Mills began by describing his experiences going to the Grand Canyon in the Colorado River - a privilege few get to experience because of limits the National Parks Service imposes to keep pollution out of the area.
He said in his party of 15 people, he was the only person of color - and, in fact, the friend who invited him to come, who had been a tour guide for four decades, said Mills was the only Black person he’d ever taken through the Grand Canyon.
Mills said 4.5 million people visit the Grand Canyon per year, but only 29,000 people are permitted to go through the Colorado River.
“After our trip was over, we had the pleasure of meeting and spending time with many people of color on the Canyon rim - so it’s not to say that there are no Black folks on the Grand Canyon,” he said.
Mills then described his personal history working in nature. He said his father was a lawyer and activist who worked with Martin Luther King Jr., and because of that, expectations for him were very high throughout his childhood. Despite that, he chose not to go to graduate school, as was expected of him.
He said his career helped him explore all over the world.
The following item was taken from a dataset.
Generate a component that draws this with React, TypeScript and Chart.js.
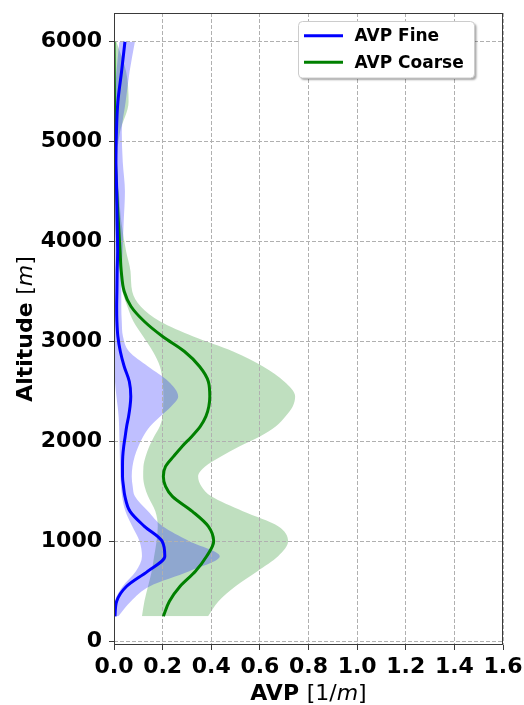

From working at The North Face, then a small company, to visiting the highest Alpine lake in the world, Mills had the opportunity to see and visit many places.
It was the events of Sept. 11, 2001 that pushed him to start a career in journalism, writing, and photography, he said.
“I decided that I was going to start looking for stories [of] people like me in the outdoors that had very similar experiences and probably had many of the same stories I had that could ultimately be shared with a broader audience,” Mills said.
He said he had the chance to interview Ken Burns, a filmmaker who made a documentary about national parks, and Burns told Mills a story he’d never heard before, which he called a “radicalizing experience.”
He said Burns told him about a unit of the military called the Buffalo Soldiers, made mostly of Black men, who were stationed in the national parks in Yellowstone and Yosemite.
“If someone with my background - in civil rights, in outdoor recreation, in working in the national world as a person of color - had never heard this story before, chances are millions of people around the world have never heard this story either,” he said.
He added the only permanently stationed Black park ranger in Yosemite today is Shelton Johnson.
Mills said the work of making parks and outdoor recreation more equitable will involve making sure people of color know they’re welcome in the space.
“Welcome isn’t just to say, ‘We’re open to everyone.’ Welcoming is literally inviting people to come in. That’s what we fail to do. That’s what we have been failing to do since the 1900s,” he said.
“There is yet to be a really explicit moment in time where there’s a sign that says ‘Black folks welcome.’ That’s never happened. And it’s probably never going to happen, because no one is really prepared to say, ‘Wow, we really have to fix this problem,’” he added.
Mills concluded by saying the problems are much larger than a simple lack of interest in the outdoors from people of color.
“How can you possibly expect someone who doesn’t have the ability to put food on the table to go for a wilderness adventure on an overnight experience?” Mills asked.